Krajowy rynek podążał w środę za papierami amerykańskimi, korygując spadki dochodowości z początku tygodnia. Wypowiedź J. Osiatyńskiego z RPP, że nie ma obiektywnych powodów, dla których stopy procentowej w Polsce mają być tak wysokie zostały całkowicie zignorowane przez rynek. W przypadku krzywej obligacji przesunęła się ona w górę o 3-4 pb. w segmencie 5-10Y oraz 1-2 pb. w segmencie 2Y. Krzywa IRS wykonała mniejszy, 1- punktowy ruch w górę. Nieco więcej działo się na rynku FRA, gdzie segment 9X12-12X21 przesunął się 4-5 pb. do góry, podczas gdy w segmencie 2X5-8X11 zanotowaliśmy obniżenie o 1 pb.
W czwartek po publikacji słabszych niż oczekiwano danych o produkcji przemysłowej i inflacji z Francji oczekujemy wsparcia dla długu ze strony rozczarowujących danych o produkcji przemysłowej z Włoch. Powinno to pomóc powrócić krzywej obligacyjnej i krzywej IRS na poziomy z wtorkowego zamknięcia. Na krzywej FRA nie spodziewamy się większych zmian. W dalszej części tygodnia dostrzegamy szansę na utrzymanie się stawek w PLN na zbliżonych do obecnych poziomach. Przyczynić się do tego powinny oczekiwania na niskie odczyty inflacji w kraju w przyszłym tygodniu. Sama publikacja może stać się okazją do realizacji zysków.
Rynek walutowy
Środa 9 lipca na rynku walutowym upłynęła pod znakiem stabilizacji kursu eurodolara, który już od kilku dni porusza się bardzo blisko poziomu 1,36 oraz stabilizacji kursu złotego w przedziale 4,12 – 4,13.

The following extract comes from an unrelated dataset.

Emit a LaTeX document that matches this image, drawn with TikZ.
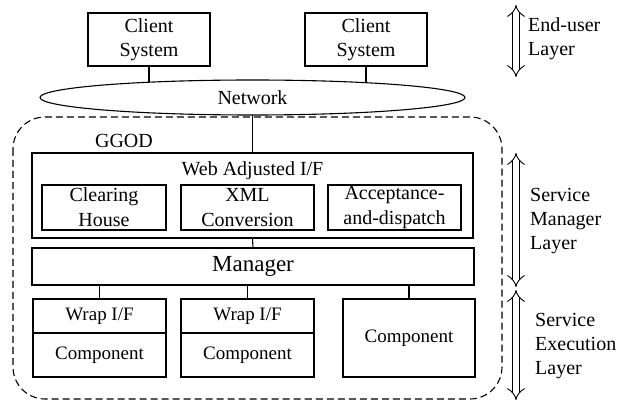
\documentclass[tikz,border=0pt]{standalone}
\usepackage{fontspec}
\setmainfont{Liberation Serif}
\usetikzlibrary{shapes.geometric,arrows.meta,backgrounds,positioning}

\begin{document}
\begin{tikzpicture}[x=1pt,y=-1pt,
    every node/.style={font=\fontsize{20}{24}\selectfont, inner sep=0pt},
    box/.style={draw, line width=1.1pt, outer sep=0pt, align=center},
    wire/.style={line width=1.1pt},
    small/.style={font=\fontsize{19}{23}\selectfont},
    layer/.style={line width=0.9pt, double distance=5.5pt, {Implies[scale=1.5]}-{Implies[scale=1.5]}}]

    \useasboundingbox (0,0) rectangle (619,403);

    \def\ggod{(13,117) rectangle (502,399)}

    %end users:
    \node[box, minimum width=122, minimum height=53] (client1) at (149,39.5) {Client\\System};
    \node[box, minimum width=122, minimum height=53] (client2) at (366,39.5) {Client\\System};
    \node[box, ellipse, fill=white, minimum width=425, minimum height=35] (net) at (252.5,97.5) {Network};

    %GGOD area:
    \draw[line width=1.1pt, dash pattern=on 7pt off 4pt, rounded corners=32] \ggod;
    \node (ggodlabel) at (124,141) {GGOD};

    %manager layer:
    \node[box, minimum width=441, minimum height=85] (web) at (252.5,195.5) {};
    \node (webtitle) at (252.5,171) {Web Adjusted I/F};
    \node[box, minimum width=124, minimum height=45, font=\fontsize{20}{25}\selectfont] (clearing) at (104,207.5) {Clearing\\House};
    \node[box, minimum width=133, minimum height=45, font=\fontsize{20}{25}\selectfont] (xml) at (247.5,207.5) {XML\\Conversion};
    \node[box, minimum width=133, minimum height=45, font=\fontsize{20}{25}\selectfont] (accept) at (394.5,207.5) {Acceptance-\\and-dispatch};
    \node[box, minimum width=442, minimum height=37, font=\fontsize{23}{27}\selectfont] (manager) at (253,266.5) {Manager};

    %execution layer:
    \node[box, small, minimum width=133, minimum height=34] (wrap1) at (99.5,316) {Wrap I/F};
    \node[box, small, minimum width=133, minimum height=44, below=0pt of wrap1] (comp1) {Component};
    \node[box, small, minimum width=133, minimum height=34] (wrap2) at (247.5,316) {Wrap I/F};
    \node[box, small, minimum width=133, minimum height=44, below=0pt of wrap2] (comp2) {Component};
    \node[box, small, minimum width=132, minimum height=78] (comp3) at (409,338) {Component};

    %connectors:
    \begin{scope}[on background layer]
        \draw[wire] (client1.south) -- (client1.south |- net.center);
        \draw[wire] (client2.south) -- (client2.south |- net.center);
    \end{scope}
    \draw[wire] (net.south) -- (web.north);
    \draw[wire] (web.south) -- (manager.north);
    \foreach \n in {wrap1,wrap2,comp3}
        \draw[wire] (manager.south -| \n.north) -- (\n.north);

    %layers:
    \coordinate (eutop) at (516,5);
    \coordinate (eubot) at (516,77);
    \coordinate (smtop) at (516,153);
    \coordinate (smbot) at (516,287);
    \coordinate (setop) at (516,290);
    \coordinate (sebot) at (516,400);
    \draw[layer] (eutop) -- (eubot);
    \draw[layer] (smtop) -- (smbot);
    \draw[layer] (setop) -- (sebot);
    \node[anchor=west, align=left] (eulabel) at (528,39) {End-user\\Layer};
    \node[anchor=west, align=left] (smlabel) at (530,221) {Service\\Manager\\Layer};
    \node[anchor=west, align=left] (selabel) at (535,346) {Service\\Execution\\Layer};

\end{tikzpicture}
\end{document}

Głównym wydarzeniem dnia na rynku eurodolara była publikacja danych z amerykańskiego rynku nieruchomości, który pokazały niewielką poprawę na tamtejszym rynku. Nie zmieniło to jednak znacząco obrazu sytuacji na rynku EUR/USD.
Na rynku EUR/PLN wobec braku ważniejszych danych z kraju, kluczowym wydarzeniem dnia była publikacja chińskich indeksów cen konsumentów i producentów za czerwiec. Inflacja CPI Państwa Środka okazała się gorsza od prognoz (2,3% w skali rok do roku wobec oczekiwań na poziomie 2,4%) oraz od danych z poprzedniego miesiąca (2,5%). Podobnie było z cenami producentów, które w czerwcu spadły o -1,1% w skali rok do roku wobec oczekiwań na poziomie -1,0% oraz -1,4% w poprzednim miesiącu.
Tendencje deflacyjne w największej gospodarce rynków wschodzących silnie ukierunkowanej na eksport nie są dobrym prognostykiem dla innych gospodarek rynków wschodzących, gdyż wskazują na słabość globalnego popytu. Potwierdza to również fakt że, wartość dodana chińskiej produkcji przemysłowej znajduje się na jednych z najniższych od kilku lat poziomów. Z polskiej perspektywy oznacza to, że presja na spadek cen płynie nie tylko z borykającej się z kryzysem zadłużeniowym strefy euro ale również z innych rynków wschodzących przez co istnieje duże prawdopodobieństwo, że może zawitać do Polski na nieco dłużej.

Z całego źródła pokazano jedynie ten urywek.